-- Start of Given data --
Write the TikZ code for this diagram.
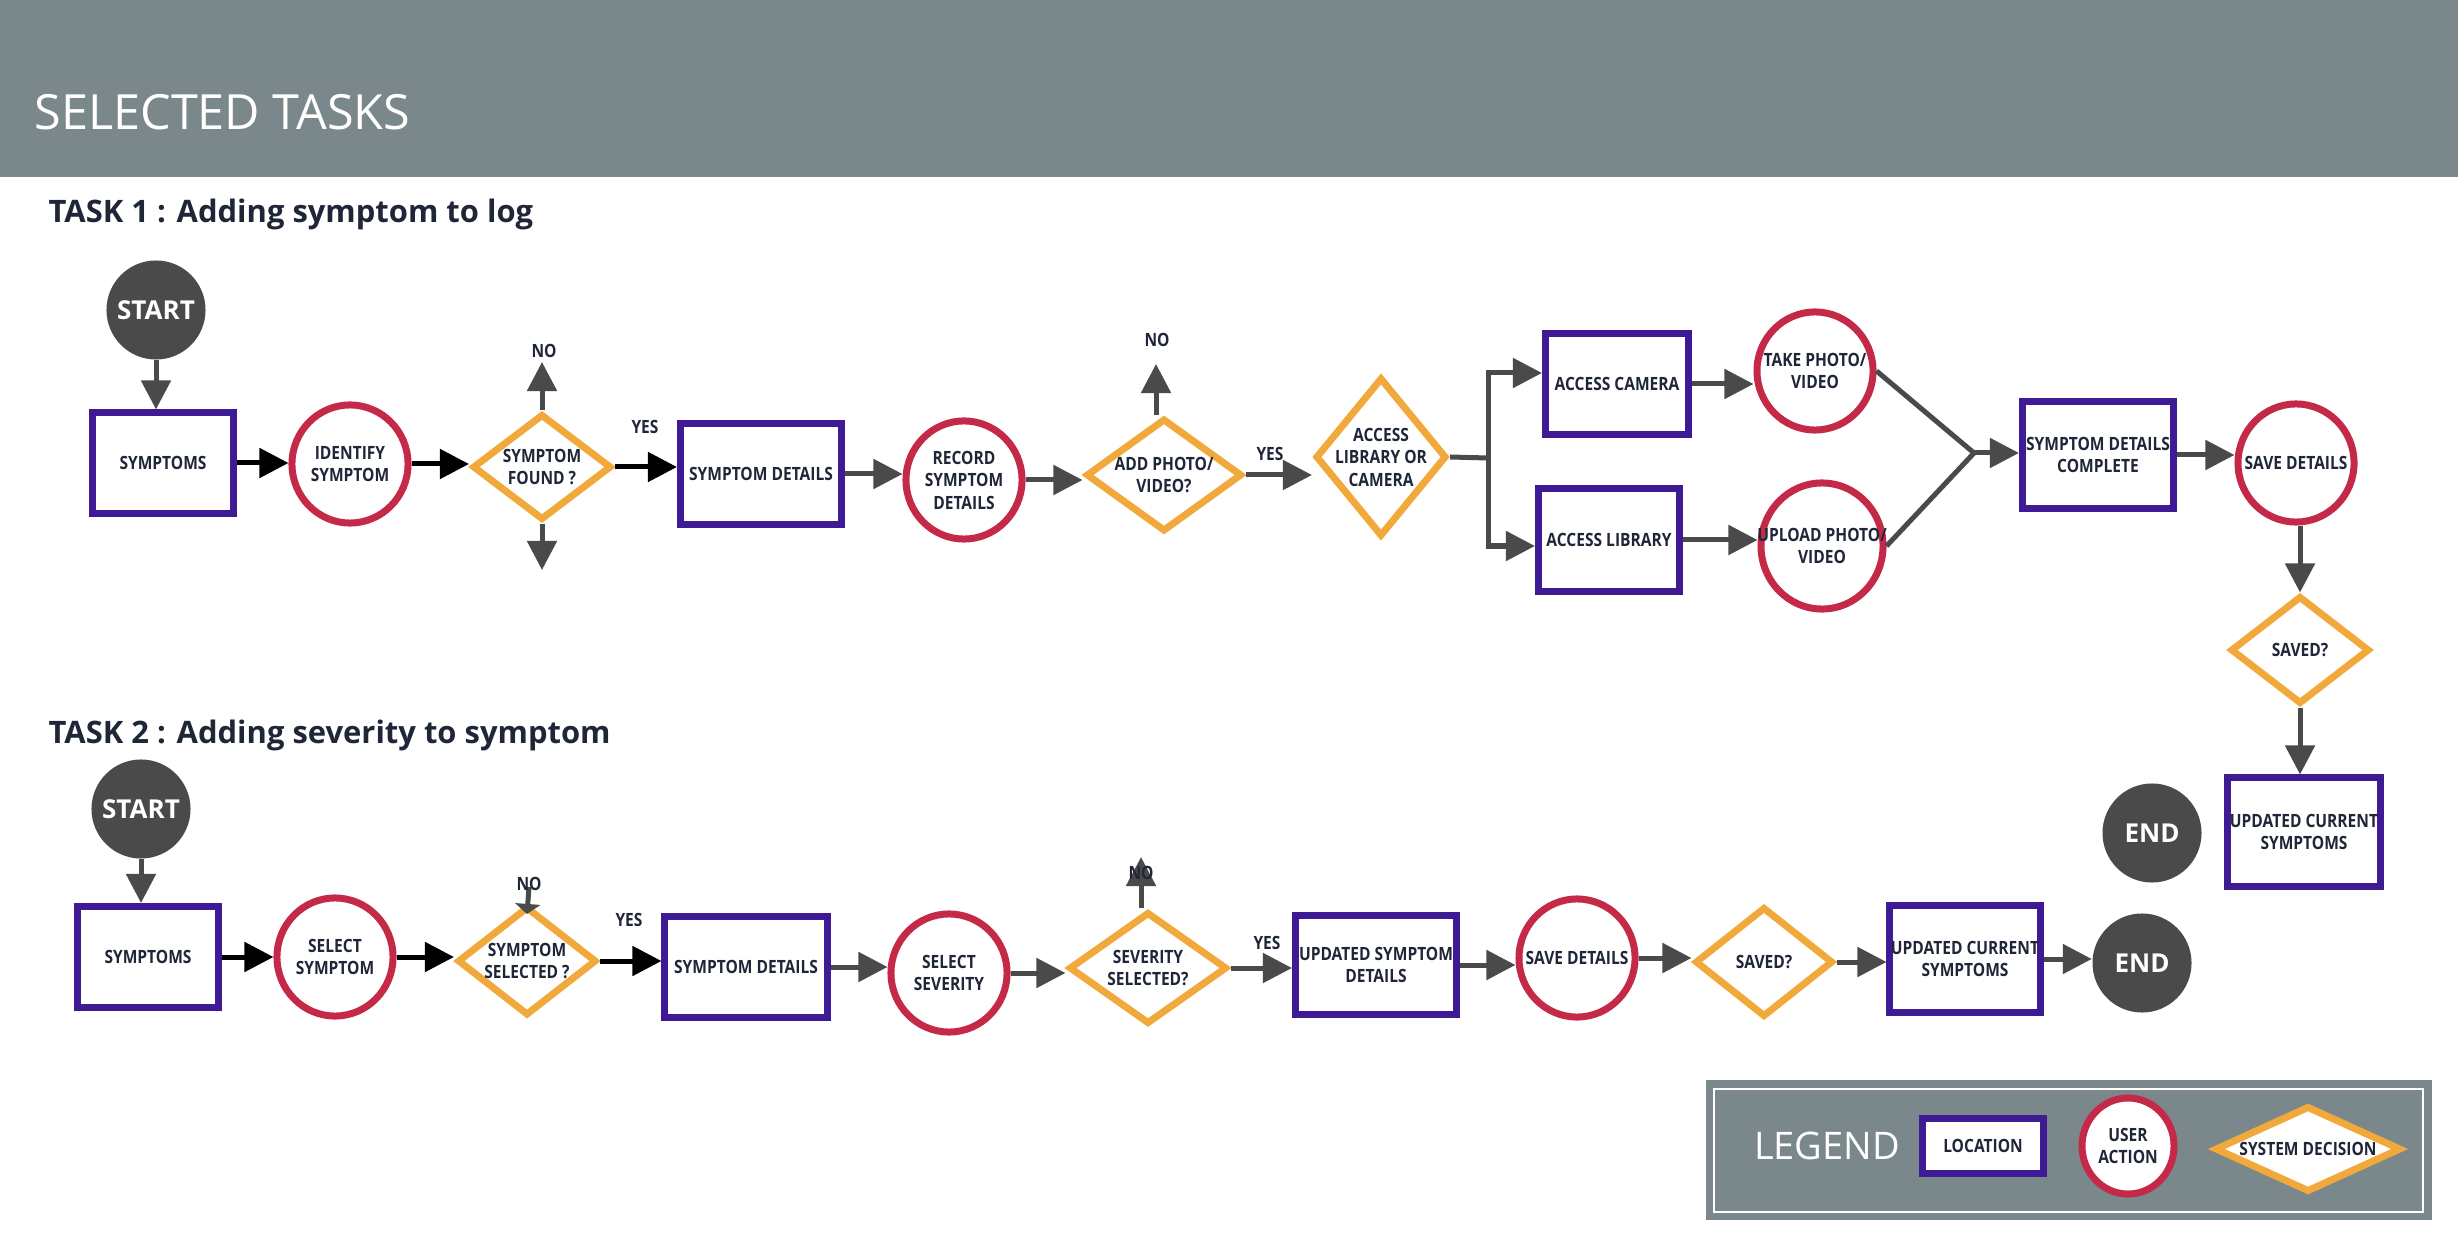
\documentclass[tikz,border=0pt]{standalone}
\usepackage{fontspec}
\setmainfont{Open Sans}
\newfontfamily\narrowfont{Open Sans}[FakeStretch=0.85]
\usetikzlibrary{shapes.geometric,arrows.meta}
\definecolor{headgray}{HTML}{7B888B}
\definecolor{inknavy}{HTML}{1F2638}
\definecolor{locpurple}{HTML}{3F1A95}
\definecolor{actred}{HTML}{C42A47}
\definecolor{decorange}{HTML}{F2A93B}
\definecolor{termgray}{HTML}{4A4A4A}

\begin{document}
\begin{tikzpicture}[x=0.01cm, y=-0.01cm,
    every node/.style={font=\narrowfont\bfseries\fontsize{5.2}{6.4}\selectfont, text=inknavy, align=center, inner sep=0pt},
    location/.style={rectangle, draw=locpurple, line width=0.07cm, fill=white, minimum height=1.00cm},
    action/.style={ellipse, draw=actred, line width=0.07cm, fill=white, inner xsep=-0.25cm, minimum width=1.16cm, minimum height=1.18cm},
    decision/.style={diamond, draw=decorange, line width=0.07cm, fill=white, inner sep=-0.2cm},
    terminal/.style={circle, fill=termgray, minimum size=0.99cm, text=white, font=\normalfont\bfseries\fontsize{7.4}{8}\selectfont},
    blackarrow/.style={line width=0.05cm, draw=black, -{Triangle[length=0.29cm,width=0.29cm]}},
    grayarrow/.style={line width=0.05cm, draw=termgray, -{Triangle[length=0.29cm,width=0.29cm]}},
    grayline/.style={line width=0.05cm, draw=termgray},
    tasktitle/.style={anchor=base west, font=\normalfont\bfseries\fontsize{8.8}{10}\selectfont}]
  \useasboundingbox (0,0) rectangle (2458,1240);
  % Header band
  \fill[headgray] (0,0) rectangle (2458,177);
  \node[anchor=base west, text=white, font=\normalfont\fontsize{13.8}{16}\selectfont] (heading) at (34,130) {SELECTED TASKS};
  % Task titles
  \node[tasktitle] (taskA) at (48,223) {TASK 1 : Adding symptom to log};
  \node[tasktitle] (taskB) at (48,743) {TASK 2 : Adding severity to symptom};

  % Task 1 nodes
  \node[terminal] (startA) at (156,310) {START};
  \node[location, minimum width=1.41cm] (symA) at (163,463) {SYMPTOMS};
  \node[action] (identA) at (350,464) {IDENTIFY\\SYMPTOM};
  \node[decision, minimum width=1.39cm, minimum height=1.06cm] (foundA) at (542,467) {SYMPTOM\\FOUND ?};
  \node[location, minimum width=1.61cm, minimum height=1.01cm] (detA) at (761,474) {SYMPTOM DETAILS};
  \node[action] (recA) at (964,480) {RECORD\\SYMPTOM\\DETAILS};
  \node[decision, minimum width=1.56cm, minimum height=1.13cm] (photoA) at (1164,475) {ADD PHOTO/\\VIDEO?};
  \node[decision, minimum width=1.31cm, minimum height=1.59cm] (accessA) at (1381,457) {ACCESS\\LIBRARY OR\\CAMERA};
  \node[location, minimum width=1.43cm, minimum height=1.01cm] (camA) at (1617,384) {ACCESS CAMERA};
  \node[location, minimum width=1.41cm, minimum height=1.02cm] (libA) at (1609,540) {ACCESS LIBRARY};
  \node[action] (takeA) at (1815,371) {TAKE PHOTO/\\VIDEO};
  \node[action, minimum width=1.22cm, minimum height=1.26cm] (uploadA) at (1822,546) {UPLOAD PHOTO/\\VIDEO};
  \node[location, minimum width=1.51cm, minimum height=1.07cm] (completeA) at (2098,455) {SYMPTOM DETAILS\\COMPLETE};
  \node[action] (saveA) at (2296,463) {SAVE DETAILS};
  \node[decision, minimum width=1.39cm, minimum height=1.08cm] (savedA) at (2300,650) {SAVED?};
  \node[location, minimum width=1.52cm, minimum height=1.08cm] (currentA) at (2304,832) {UPDATED CURRENT\\SYMPTOMS};
  \node[terminal] (endA) at (2152,833) {END};

  % Task 1 connectors
  \draw[grayarrow] (startA.south) -- (startA.south |- symA.north);
  \foreach \a/\b in {symA/identA, identA/foundA, foundA/detA}
    \draw[blackarrow] (\a.east) -- (\a.east -| \b.west);
  \foreach \a/\b in {detA/recA, recA/photoA, photoA/accessA, camA/takeA, libA/uploadA, completeA/saveA}
    \draw[grayarrow] (\a.east) -- (\a.east -| \b.west);
  \node (yesA) at (645,427) {YES};
  \node (yesB) at (1270,454) {YES};
  \coordinate (noTipA) at (542,362);
  \draw[grayarrow] (foundA.north) -- (noTipA);
  \node (noA) at (544,351) {NO};
  \coordinate (downTipA) at (542,570);
  \draw[grayarrow] (foundA.south) -- (downTipA);
  \coordinate (noTipB) at (1156,364);
  \draw[grayarrow] (noTipB |- photoA.north) -- (noTipB);
  \node (noB) at (1157,340) {NO};
  % Fork to camera / library
  \coordinate (forkA) at (1488,458);
  \draw[grayline] (accessA.east) -- (forkA);
  \draw[grayarrow] (forkA) |- ([yshift=0.11cm]camA.west);
  \draw[grayarrow] (forkA) |- ([yshift=-0.06cm]libA.west);
  % Merge into complete
  \coordinate (mergeA) at (1974,453);
  \draw[grayline] (takeA.east) -- (mergeA);
  \draw[grayline] (uploadA.east) -- (mergeA);
  \draw[grayarrow] (mergeA) -- (mergeA -| completeA.west);
  % Down the right side
  \draw[grayarrow] (savedA.north |- saveA.south) -- (savedA.north);
  \draw[grayarrow] (savedA.south) -- (savedA.south |- currentA.north);

  % Task 2 nodes
  \node[terminal] (startB) at (141,809) {START};
  \node[location, minimum width=1.41cm, minimum height=1.01cm] (symB) at (148,957) {SYMPTOMS};
  \node[action] (selB) at (335,957) {SELECT\\SYMPTOM};
  \node[decision, minimum width=1.39cm, minimum height=1.09cm] (foundB) at (527,961) {SYMPTOM\\SELECTED ?};
  \node[location, minimum width=1.62cm, minimum height=1.01cm] (detB) at (746,967) {SYMPTOM DETAILS};
  \node[action] (sevB) at (949,973) {SELECT\\SEVERITY};
  \node[decision, minimum width=1.58cm, minimum height=1.12cm] (sevdB) at (1148,968) {SEVERITY\\SELECTED?};
  \node[location, minimum width=1.61cm, minimum height=0.99cm] (updB) at (1376,965) {UPDATED SYMPTOM\\DETAILS};
  \node[action] (saveB) at (1577,958) {SAVE DETAILS};
  \node[decision, minimum width=1.38cm, minimum height=1.10cm] (savedB) at (1764,962) {SAVED?};
  \node[location, minimum width=1.50cm, minimum height=1.07cm] (currentB) at (1965,959) {UPDATED CURRENT\\SYMPTOMS};
  \node[terminal] (endB) at (2142,963) {END};

  % Task 2 connectors
  \draw[grayarrow] (startB.south) -- (startB.south |- symB.north);
  \foreach \a/\b in {symB/selB, selB/foundB, foundB/detB}
    \draw[blackarrow] (\a.east) -- (\a.east -| \b.west);
  \foreach \a/\b in {detB/sevB, sevB/sevdB, sevdB/updB, updB/saveB, saveB/savedB, savedB/currentB, currentB/endB}
    \draw[grayarrow] (\a.east) -- (\a.east -| \b.west);
  \node (yesC) at (629,920) {YES};
  \node (yesD) at (1267,943) {YES};
  \coordinate (noStemC) at (529,887);
  \draw[grayarrow, -{Triangle[length=0.1cm,width=0.25cm]}] (noStemC) -- ([yshift=-0.11cm]foundB.north);
  \node (noC) at (529,884) {NO};
  \coordinate (noTipD) at (1141,857);
  \draw[grayarrow] (noTipD |- sevdB.north) -- (noTipD);
  \node (noD) at (1141,873) {NO};

  % Legend
  \fill[headgray] (1706,1080) rectangle (2432,1220);
  \draw[white, line width=0.02cm] (1714,1089) rectangle (2423,1212);
  \node[text=white, font=\normalfont\fontsize{10.8}{12}\selectfont] (legendT) at (1827,1146) {LEGEND};
  \node[location, minimum width=1.20cm, minimum height=0.55cm] (keyLoc) at (1983,1146) {LOCATION};
  \node[action, minimum width=0.92cm, minimum height=0.96cm] (keyAct) at (2128,1146) {USER\\ACTION};
  \node[decision, minimum width=1.86cm, minimum height=0.86cm] (keyDec) at (2308,1149) {SYSTEM DECISION};
\end{tikzpicture}
\end{document}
-- End of Given data --
Your task is to return the lines above, from the first one up to and including the line containing "(taskB) at (48,743)", minus any pictures.

Write the TikZ code for this diagram.
\documentclass[tikz,border=0pt]{standalone}
\usepackage{fontspec}
\setmainfont{Open Sans}
\newfontfamily\narrowfont{Open Sans}[FakeStretch=0.85]
\usetikzlibrary{shapes.geometric,arrows.meta}
\definecolor{headgray}{HTML}{7B888B}
\definecolor{inknavy}{HTML}{1F2638}
\definecolor{locpurple}{HTML}{3F1A95}
\definecolor{actred}{HTML}{C42A47}
\definecolor{decorange}{HTML}{F2A93B}
\definecolor{termgray}{HTML}{4A4A4A}

\begin{document}
\begin{tikzpicture}[x=0.01cm, y=-0.01cm,
    every node/.style={font=\narrowfont\bfseries\fontsize{5.2}{6.4}\selectfont, text=inknavy, align=center, inner sep=0pt},
    location/.style={rectangle, draw=locpurple, line width=0.07cm, fill=white, minimum height=1.00cm},
    action/.style={ellipse, draw=actred, line width=0.07cm, fill=white, inner xsep=-0.25cm, minimum width=1.16cm, minimum height=1.18cm},
    decision/.style={diamond, draw=decorange, line width=0.07cm, fill=white, inner sep=-0.2cm},
    terminal/.style={circle, fill=termgray, minimum size=0.99cm, text=white, font=\normalfont\bfseries\fontsize{7.4}{8}\selectfont},
    blackarrow/.style={line width=0.05cm, draw=black, -{Triangle[length=0.29cm,width=0.29cm]}},
    grayarrow/.style={line width=0.05cm, draw=termgray, -{Triangle[length=0.29cm,width=0.29cm]}},
    grayline/.style={line width=0.05cm, draw=termgray},
    tasktitle/.style={anchor=base west, font=\normalfont\bfseries\fontsize{8.8}{10}\selectfont}]
  \useasboundingbox (0,0) rectangle (2458,1240);
  % Header band
  \fill[headgray] (0,0) rectangle (2458,177);
  \node[anchor=base west, text=white, font=\normalfont\fontsize{13.8}{16}\selectfont] (heading) at (34,130) {SELECTED TASKS};
  % Task titles
  \node[tasktitle] (taskA) at (48,223) {TASK 1 : Adding symptom to log};
  \node[tasktitle] (taskB) at (48,743) {TASK 2 : Adding severity to symptom};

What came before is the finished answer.